One big assumption you've made though is that the grid voltage is constant.  I don't know what it's like over there, but in these parts it varies by a good 10V, often quite abruptly, so if yours is similar for example, that would introduce an error of about 4% there alone.  At least some of that variation is down to the massive PV penetration here where you can end up with big residential areas producing massive amounts of power, and nobody home to use it.  It eventually finds it way to shops, factories and office blocks that want it, but the resistance along the way tends to push the voltage up at the residential end.  So it's conceivable that your grid voltage when you measured the 1800 watts was higher than when you measured the 200 watts, which would upset your linearity.  Does your inverter display the AC voltage as well?

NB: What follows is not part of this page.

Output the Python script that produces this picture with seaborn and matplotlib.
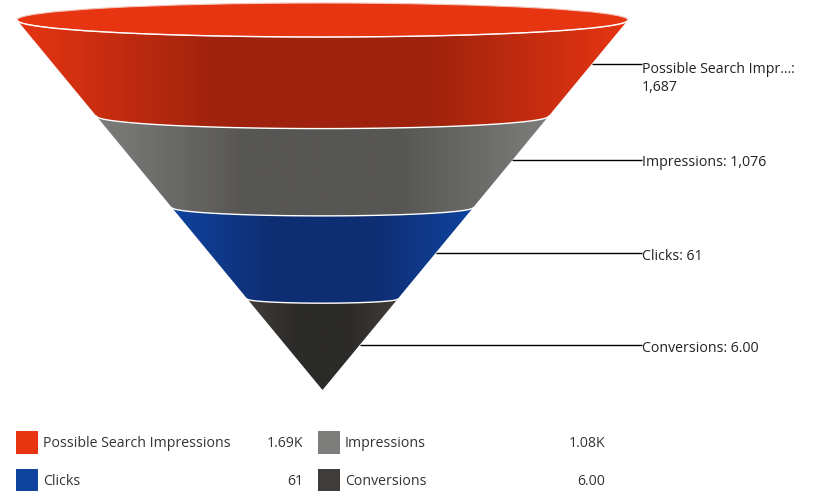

There are some interesting graphs in this article:  http://reneweconomy.com.au/2013/confessions-of-a-network-operator-solar-changes-the-game-35541 .   We now have some major 11kV feeders that run backwards during the middle of the day.

the commercial clamp meter was under reading the output by about 150 watts

I've seen claims in these forums by reliable contributors that the current signal coming out of their inverters is not a sine wave, but rather sags near the peaks.  If yours is doing that, then again it could be confusing the clamp meter's RMS calculation.  I've never seen that with my inverter.  Whenever I've clamped it, it's always produced a very clean sine wave, perfectly aligned with the voltage.

Good, I hope mine is AC wattage too.

Yes the inverter outputs the AC voltage. It was pretty stable staying within 247-249v. So I was confident with my multiplication to wattage.